BERLIN, April 18 — The Vatican has made a Roman Catholic bishop resign more than 18 months after a female university professor accused him of sexual abuse while performing an exorcism.
The bishop, Franziskus Eisenbach of the Mainz Archdiocese, had denied her accusation, and a criminal investigation was dropped for lack of evidence.
But Cardinal Joseph Ratzinger, the conservative German who heads the Congregation for the Doctrine of the Faith, informed Bishop Eisenbach, 58, on March 20 that his resignation would be requested and that there would be no punitive proceedings, according to a statement signed by Cardinal Ratzinger and released on Tuesday.
The cardinal's office was recently given responsibility for reviewing all accusations of sexual abuse against priests anywhere in the world, and it reached its findings in Bishop Eisenbach's case after a three-month inquiry, according to newspaper reports here.
In the United States, the church faces a storm of accusations of covering up sexual abuse by priests, a scandal that prompted the Vatican to announce this week that the pope was summoning American cardinals to Rome for meetings.

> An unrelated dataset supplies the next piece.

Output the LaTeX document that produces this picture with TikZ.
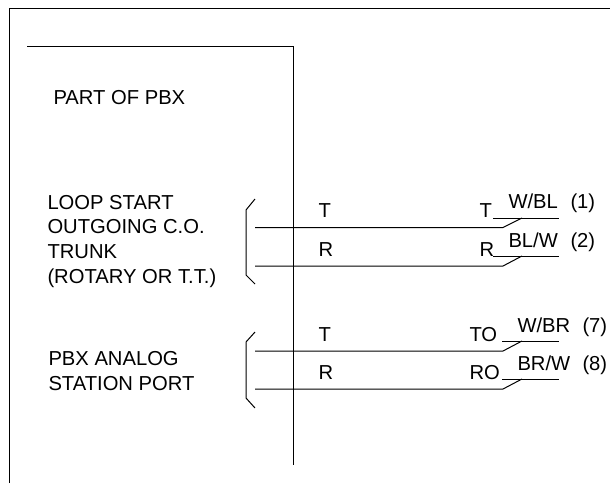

The bishop's accuser, Änne Bäumer-Schleinkofer, a mathematics professor at the University of Mainz, registered her complaints with German prosecutors and the Vatican in September 2000. Professor Bäumer-Schleinkofer said she sought to consult the church in 1999 over "visions" that came "directly from God."
A spokesman for the Archdiocese, Jürgen Strickstrock, told Reuters that the bishop had tried to help the woman exorcise her demons and convert to Catholicism. She was a Protestant.
In the summer of 2000, contact between the two ceased, said a report in The Frankfurter Allgemeine. In September, the archdiocese issued a statement that referred obliquely to bodily contact between the bishop and Professor Bäumer-Schleinkofer, but explained nothing.